Indeed, it is conceivable that the United States would be even more powerful had there been enough of a consensus to return all of the emancipated Blacks back to Africa upon the abolition of slavery.

Blacks only have an equal (or greater) claim if Whites cease to assert theirs, as they did in Southern Africa.

I also reject that Hispanics (who are mostly mestizo or Amerindian) have a greater claim to the United States than do the Whites. There was no United States in the North American continent before the advent of the White man, and there would be no United States now had the White man not successfully colonised and organised the region in his own image. Had the White man remained oblivious of the existence of the continent we call America, no European-style nation states would exist there today; indeed, small parts of the continent would be controlled by mostly pre-historical tribes, isolated by large swathes of uninhabited space.

The famed Aztlan claim is particularly bogus, as Mexico lost the right to control that area by weakly settling it, by being defeated in war, and by selling that land to the United States.

They only have a greater claim if Whites cease to assert theirs, as did the White Spaniards in a different but more radical way when they interbred with the Amerindian and imported African population.

So much for competing claims.

The point of this article is that if debate-oriented activism is to be successful, it must among other things rely on arguments psychologically compelling to an audience with conventional modern views on race.
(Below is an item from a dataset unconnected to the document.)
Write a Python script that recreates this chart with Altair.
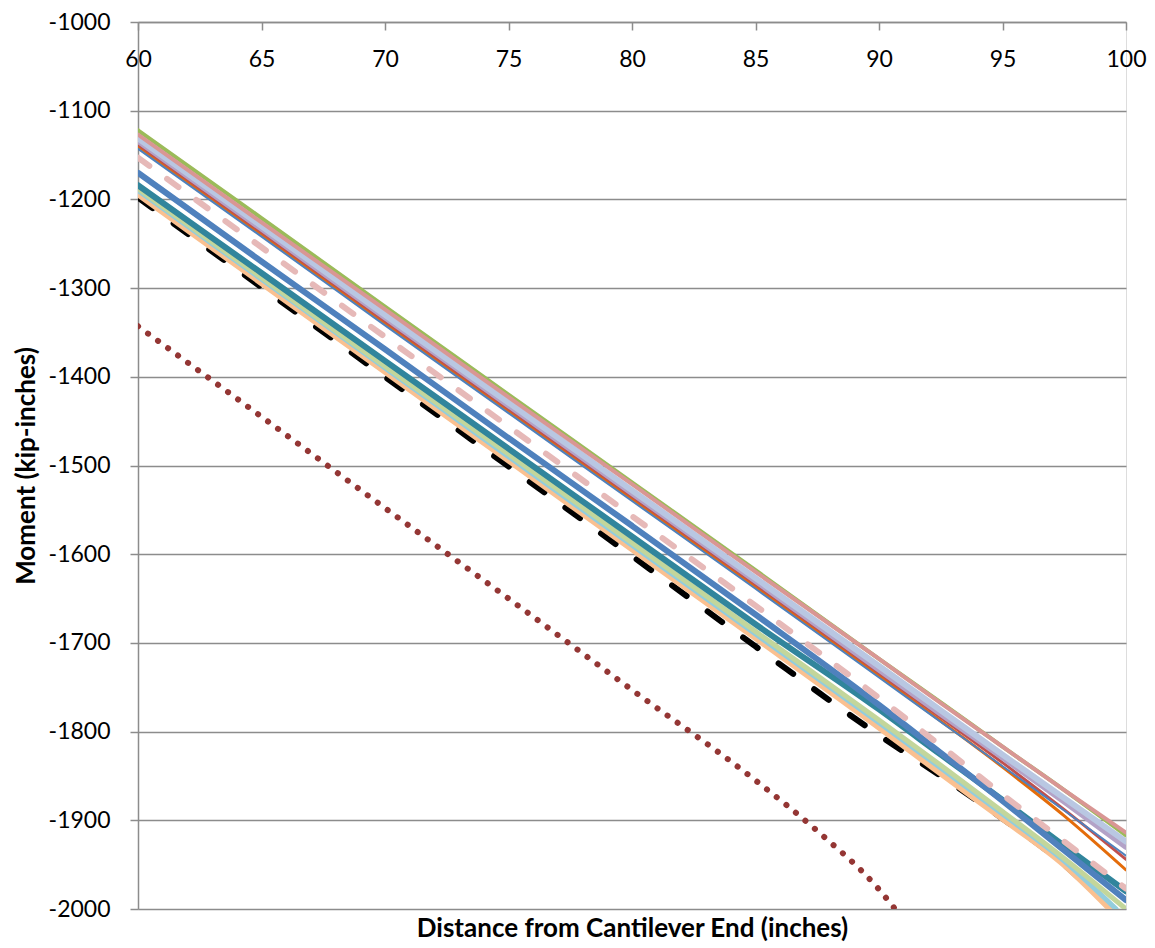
import altair as alt
import pandas as pd

# ---- data (distance in inches, moment in kip-inches) ----
X_STD = [60, 65, 70, 75, 80, 85, 90, 92.5, 95, 97.5, 100]

green_top = [-1122, -1221, -1321, -1420, -1519, -1618, -1718, -1767, -1817, -1866, -1917]
mauve = [-1127, -1226, -1324, -1423, -1521, -1620, -1718, -1768, -1817, -1866, -1914]
lavender = [-1134, -1233, -1333, -1432, -1531, -1630, -1730, -1780, -1829, -1879, -1930]
steelblue = [-1131, -1230, -1330, -1429, -1528, -1627, -1726, -1776, -1826, -1875, -1924]
red = [-1138, -1237, -1337, -1436, -1535, -1634, -1734, -1784, -1835, -1888, -1944]
orange = [-1141, -1240, -1340, -1439, -1538, -1637, -1737, -1788, -1840, -1895, -1956]
thinblue = [-1143, -1242, -1342, -1441, -1540, -1639, -1739, -1789, -1839, -1889, -1940]
pink_dash = [-1153, -1254, -1355, -1456, -1557, -1658, -1762, -1816, -1871, -1924, -1977]
blue = [-1170, -1270, -1369, -1469, -1568, -1668, -1770, -1824, -1878, -1934, -1990]
teal = [-1184, -1283, -1382, -1481, -1580, -1679, -1775, -1826, -1877, -1929, -1980]

X_LGREEN = [60, 65, 70, 75, 80, 85, 90, 92.5, 95, 97.5, 100]
lgreen = [-1188, -1288, -1388, -1487, -1587, -1687, -1787, -1838, -1890, -1943, -2000]
X_LBLUE = [60, 65, 70, 75, 80, 85, 90, 92.5, 95, 97.5, 99.6]
lblue = [-1190, -1290, -1390, -1490, -1590, -1690, -1790, -1841, -1893, -1946, -2000]
X_PEACH = [60, 65, 70, 75, 80, 85, 90, 92.5, 95, 97.5, 99.4]
peach = [-1193, -1293, -1393, -1493, -1593, -1693, -1794, -1846, -1897, -1949, -2000]
X_BLACK = [60, 65, 70, 75, 80, 85, 90, 92.5, 95, 97.5, 99.4]
black_dash = [-1198, -1299, -1400, -1501, -1602, -1704, -1804, -1850, -1898, -1950, -2000]
X_DOT = [60, 65, 70, 75, 80, 85, 87.5, 90, 90.65]
dotted = [-1343, -1445, -1548, -1650, -1753, -1855, -1912, -1978, -2000]

X_TICKS = [60, 65, 70, 75, 80, 85, 90, 95, 100]
Y_TICKS = [-1000, -1100, -1200, -1300, -1400, -1500, -1600, -1700, -1800, -1900, -2000]

W, H = 988, 887
FONT = "Lato"
GRID = "#8c8c8c"

# (name, xs, ys, color, width, dash) in drawing order (first = bottom)
series = [
    ("dotted", X_DOT, dotted, "#943634", 6, [0.1, 12.3]),
    ("black", X_BLACK, black_dash, "#000000", 6, [18, 26]),
    ("peach", X_PEACH, peach, "#FAC090", 8, None),
    ("lblue", X_LBLUE, lblue, "#93CDDD", 5, None),
    ("lgreen", X_LGREEN, lgreen, "#C3D69B", 5, None),
    ("teal", X_STD, teal, "#31859C", 6, None),
    ("blue", X_STD, blue, "#4F81BD", 6, None),
    ("orange", X_STD, orange, "#E46C0A", 3, None),
    ("red", X_STD, red, "#C0504D", 3, None),
    ("thinblue", X_STD, thinblue, "#4F81BD", 2, None),
    ("lavender", X_STD, lavender, "#B3A2C7", 6, None),
    ("steelblue", X_STD, steelblue, "#B9C7E2", 6, None),
    ("green", X_STD, green_top, "#9BBB59", 4, None),
    ("mauve", X_STD, mauve, "#D99694", 4, None),
    ("pinkdash", X_STD, pink_dash, "#E6B9B8", 6, [14, 22]),
]

x_axis = alt.Axis(
    orient="bottom", offset=-H, values=X_TICKS, grid=False,
    domainColor=GRID, domainWidth=1.5, tickColor=GRID, tickWidth=1.5, tickSize=8,
    labelFont=FONT, labelFontSize=23, labelColor="black", labelPadding=18,
    labelFlush=False, labelOverlap=False,
    title="Distance from Cantilever End (inches)", titleFont=FONT, titleFontSize=26,
    titleFontWeight="bold", titleColor="black", titleY=906, titleX=W / 2,
    titleBaseline="middle", titleAlign="center",
)
y_axis = alt.Axis(
    orient="left", values=Y_TICKS, grid=True, gridColor=GRID, gridWidth=1.5,
    domainColor=GRID, domainWidth=1.5, tickColor=GRID, tickWidth=1.5, tickSize=8,
    labelFont=FONT, labelFontSize=23, labelColor="black", labelPadding=20,
    labelOverlap=False, labelFlush=False,
    labelExpr="datum.value < 0 ? '-' + format(-datum.value, 'd') : format(datum.value, 'd')",
    title="Moment (kip-inches)", titleFont=FONT, titleFontSize=26,
    titleFontWeight="bold", titleColor="black", titleX=-112, titleY=H / 2,
    titleAngle=270, titleBaseline="middle", titleAlign="center",
)
xs = alt.Scale(domain=[60, 100], nice=False, zero=False)
ys = alt.Scale(domain=[-2000, -1000], nice=False, zero=False)

layers = []
for name, xv, yv, color, width, dash in series:
    df = pd.DataFrame({"x": xv, "v": yv})
    kw = dict(color=color, strokeWidth=width, strokeCap="round", interpolate="monotone", clip=True)
    if dash is not None:
        kw["strokeDash"] = dash
    layers.append(
        alt.Chart(df).mark_line(**kw).encode(
            x=alt.X("x:Q", scale=xs, axis=x_axis),
            y=alt.Y("v:Q", scale=ys, axis=y_axis),
        )
    )

chart = alt.layer(*layers).properties(
    width=W, height=H,
    autosize=alt.AutoSizeParams(type="none"),
    padding={"left": 130, "top": 14, "right": 21, "bottom": 38},
).configure_view(stroke=None).configure(background="white")

chart.save("out.html", embed_options={"renderer": "svg", "actions": False})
I say this not to devalue Mr. Kelso’s efforts, but rather to stress that if those efforts are to be more successful next time, we need to equip him and similar activists with better arguments and debating tactics. The fault is partly with the intellectual echelons of the Right, sections of which hang on to subcultural notions not applicable to the situation as we find it today. “Whites have the right to a homeland” is a archaism, a subcultural platitude, and in practical terms a fallacy where there is no consensus that makes exclusive White rights to anything—even in traditional White homelands—enjoy either moral sanction or the force of law.